The Global Colloquium is a network of international university presidents and vice-chancellors who are committed to addressing global public policy problems through research and teaching. Attending the meeting at Yale will be the Presidents of Fudan University and Tsinghua University in China, National University of Singapore, Jawaharlal Nehru University in India, University of Cape Town in South Africa, the University of Ghana, Makerere University in Uganda, Bilkent University in Turkey, Colegio de Mexico and Tec de Monterrey in Mexico, and the Vice-Chancellors of University of Oxford and UCL in the United Kingdom.

This year’s meeting, which will be hosted by Yale President Richard C. Levin, is dedicated to the theme of “The Roles of Science in Meeting Global Challenges.” The goal is to provide useful guidance to the Secretary-General as he seeks to ensure that the benefits of technology and science are broadly distributed and mobilized to address pressing world problems.

Keynote speakers at the meeting will include Dr. Bruce Alberts, head of the InterAcademy Council and former president of the National Academy of Sciences; Professor Phillip Griffiths, former director of the Institute for Advanced Study at Princeton; and Chris Field, Co-Chair of the Intergovernmental Panel on Climate Change Working Group II. The speakers will discuss their experiences with organizations designed to promote international collaboration on technical and scientific matters. The presidents and vice chancellors will explore opportunities for cooperation and ways to build research capacity in developing countries.

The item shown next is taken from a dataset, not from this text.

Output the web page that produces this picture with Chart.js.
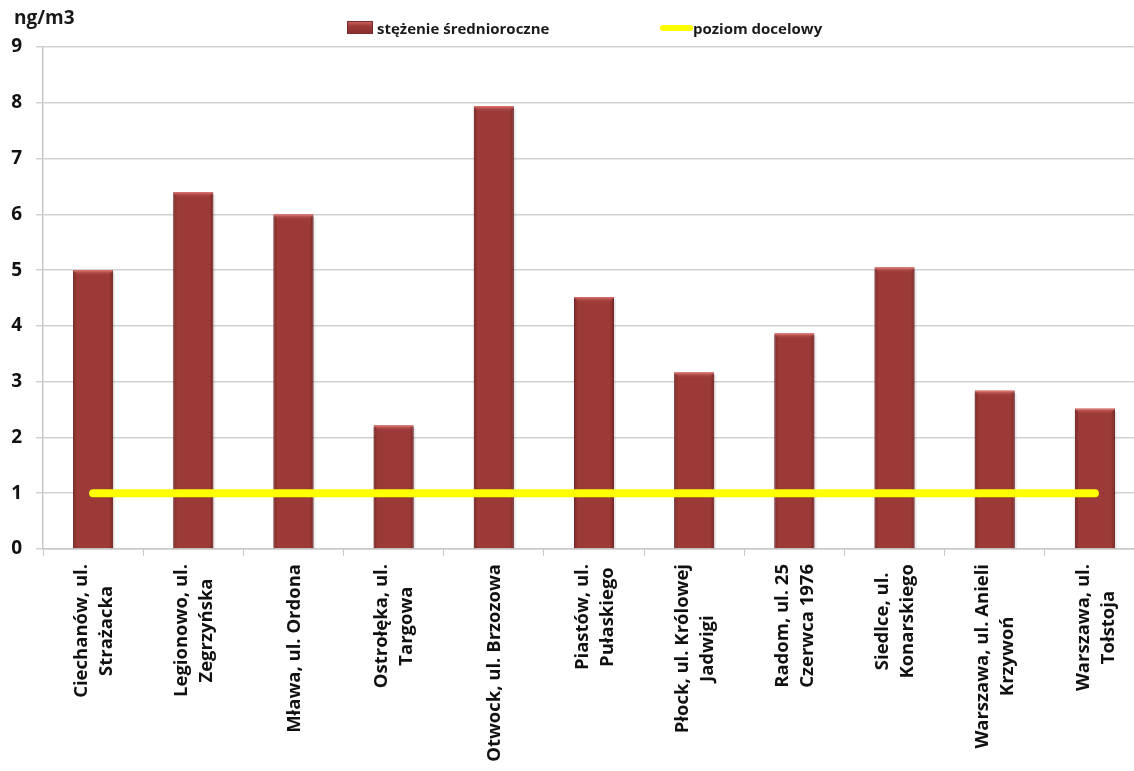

Ernesto Zedillo, Director of the Yale Center for the Study of Globalization and former President of Mexico, will chair a discussion among faculty experts as they examine institutions and policies that promote dissemination of scientific research and the role of science in public policy discussions.

While the Colloquium is not open to the press nor to the public, there will be a report on the proceedings which will be made public this spring.